Gritando amor

Ayer empezó una nueva temporada de uno de los programas favoritos de los austriacos. También sirve para conocer a fondo el alma de este país.

12 de Julio.- Si alguien quisiera conocer Austria a fondo, yo le recomendaría que empezara por verse todos los episodios de Liebesgeschichten und Heiratssachen. Tendría trabajo, pero yo creo que merecería la pena. LuH es, no solo una meditación sobre la soledad en la que todavía late el alma de su inventora, la simpar doctora Spira, sino también una descripción exacta del alma de este país que, según parece, es el segundo menos amable del mundo (pamplinas: los austriacos son, en su mayoría, una gente fenomenal).

El ser humano, como sabía perfectamente la doctora Elisabeth Spira, es un ser narrativo. En otras palabras: todos somos nuestras historias. Y nos gusta, sobre todo, escuchar las de otros. LuH es exactamente eso: con la excusa de encontrar un nuevo amor, la gente se desnuda ante la cámara, con una ingenuidad quizá impropia de estos tiempos en los que más de uno y más de dos tenemos una cuenta de TikTok. Se desnuda y cuenta muchas cosas. La mayoría de las veces, sin decirlas.
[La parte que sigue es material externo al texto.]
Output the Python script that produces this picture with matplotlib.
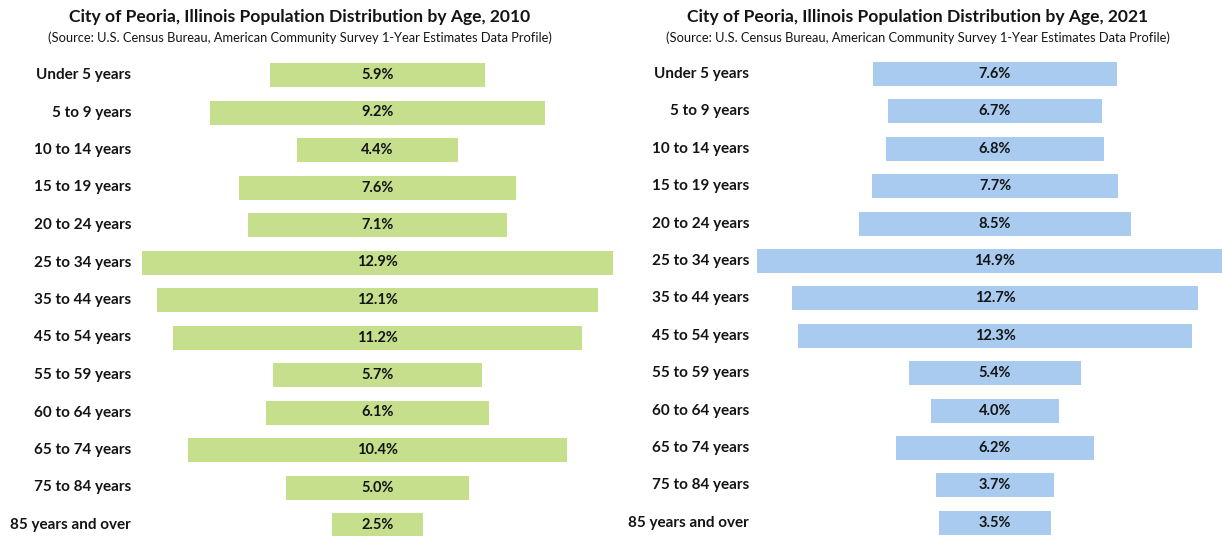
import matplotlib
matplotlib.use("Agg")
import matplotlib.pyplot as plt
from matplotlib.transforms import blended_transform_factory

categories = ["Under 5 years", "5 to 9 years", "10 to 14 years", "15 to 19 years",
              "20 to 24 years", "25 to 34 years", "35 to 44 years", "45 to 54 years",
              "55 to 59 years", "60 to 64 years", "65 to 74 years", "75 to 84 years",
              "85 years and over"]
values_2010 = [5.9, 9.2, 4.4, 7.6, 7.1, 12.9, 12.1, 11.2, 5.7, 6.1, 10.4, 5.0, 2.5]
values_2021 = [7.6, 6.7, 6.8, 7.7, 8.5, 14.9, 12.7, 12.3, 5.4, 4.0, 6.2, 3.7, 3.5]

titles = ["City of Peoria, Illinois Population Distribution by Age, 2010",
          "City of Peoria, Illinois Population Distribution by Age, 2021"]
subtitle = "(Source: U.S. Census Bureau, American Community Survey 1-Year Estimates Data Profile)"

W, H = 1222, 536
fig = plt.figure(figsize=(W / 100, H / 100), dpi=100)
fig.patch.set_facecolor("white")

FONT = ["Lato", "DejaVu Sans"]
TXT = "#141414"

panels = [
    dict(vals=values_2010, color="#c5df8d", ax_px=(135, 622), center=377.5, scale=36.5,
         row0=75, step=37.5, label_x=131, title_x=300),
    dict(vals=values_2021, color="#a8cbef", ax_px=(752, 1222), center=995, scale=32.0,
         row0=74, step=37.4, label_x=749, title_x=918),
]

top_px, bot_px = 55, 536
for k, p in enumerate(panels):
    x0, x1 = p["ax_px"]
    ax = fig.add_axes([x0 / W, 1 - bot_px / H, (x1 - x0) / W, (bot_px - top_px) / H])
    ax.set_xlim((x0 - p["center"]) / p["scale"], (x1 - p["center"]) / p["scale"])
    ax.set_ylim((bot_px - p["row0"]) / p["step"], (top_px - p["row0"]) / p["step"])
    ax.axis("off")
    ys = list(range(len(categories)))
    ax.barh(ys, p["vals"], left=[-v / 2 for v in p["vals"]], height=0.64,
            color=p["color"], edgecolor="none")
    for y, v in zip(ys, p["vals"]):
        ax.text(0, y, f"{v:.1f}%", ha="center", va="center", fontsize=10.5,
                fontweight="bold", color=TXT, family=FONT)
    tr = blended_transform_factory(fig.transFigure, ax.transData)
    for y, c in zip(ys, categories):
        ax.text(p["label_x"] / W, y, c, transform=tr, ha="right", va="center",
                fontsize=11, fontweight="bold", color=TXT, family=FONT)
    fig.text(p["title_x"] / W, 1 - 17 / H, titles[k], ha="center", va="center",
             fontsize=12.6, fontweight="bold", color=TXT, family=FONT)
    fig.text(p["title_x"] / W, 1 - 38 / H, subtitle, ha="center", va="center",
             fontsize=9.3, color=TXT, family=FONT)

fig.savefig("out.png", dpi=100, facecolor="white")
Ayer, por ejemplo, el primer invitado era un chaval de 22 años de ojos intensamente azules. Eran lo más destacable en un rostro que parecía sacado de esas reconstrucciones que a veces hacen los forenses de las caras de determinados personajes históricos.

El chico resultaba sumamente conmovedor en su simpleza. Es agricultor y vive en lo que podríamos llamar “la Austria vaciada” (un lugar en donde emparejarse no resulta difícil, a medias porque son sociedades muy cerradas y a medias por lo envejecido de la población). Explicaba que su ex le obligaba a ver películas de amores, cuando a él le gusta ver películas de acción (y cantar en el karaoke de su pueblo). Y justo cuando uno empezaba a subestimarle, el chico parco en palabras miraba a cámara y empezaba a contar la historia de la muerte de su padre, y de cómo le echaba de menos. Y, mientras escuchaba la temblorosa voz en off, uno veía a un hombre de su edad más o menos, con los dientes un poco de conejo, pero obviamente echao p´adelante, una persona normal pero que resultaba irremplazable para su hijo quien, con los ojos húmedos, explicaba lo profundo de su nostalgia irreparable.

La siguiente era una dama pimpante llamada Gina la cual, rodeada de ese falso lujo de dorados, crochet y puntillas tan caro a ciertas abuelas, explicaba que había sido dueña de un par de clubes de intercambio de parejas que había regentado con la colaboración de su marido (marido, por cierto, que echaba una cana al aire de vez en cuando sin que a Gina le importase mucho). El marido había tenido la mala idea de morirse y la señora buscaba ahora un recambio, a ser posible que tuviera los pies calientes, porque ella sufría mucho de pies fríos -y más que va a sufrir como a Putin le salgan bien sus planes perversos-.

Wilfried, estirio de 73 años, era el típico ejemplo de aquello que decía mi abuela de que a las “profesionales del sexo de pago y a los toreros, a la vejez los espero”. El estirio había tenido una juventud algo atropellada y tarambana, con dos matrimonios, varias hijas y muchos líos de una noche, y ahora, que se había metido a la agricultura biológica, buscaba alguien con quien “mirar al futuro” y sentar la cabeza. Probablemente, curadas de espantos, muchas mujeres debieron de pensar que, con hombres así, ellas no irían ni a por cien gramos de jamón de York, más que nada porque estaba a la vista que Wilfried era un granujilla simpático y peleón, y un pícaro de esos que no pueden resistir los impulsos de su bragueta. Y que la desgraciada que terminase creyendo sus promesas de redención terminaría con más cuernos que un venado de cien años.

LuH. Es un fenómeno de masas que cuenta con una nutridísima tribu de fans (entre los que me encuentro). No todos son tan indulgentes como yo, por cierto. En internet, la gente le saca punta a las decoraciones de las casas y a las actitudes de los candidatos.

Sin embargo, cuando uno termina de ver cada emisión, no puede por menos que pensar “quién sabe, quizá me entreviste alguien a mí algún día”. Porque siempre se termina cada programa de LuH con un poco de melancolía.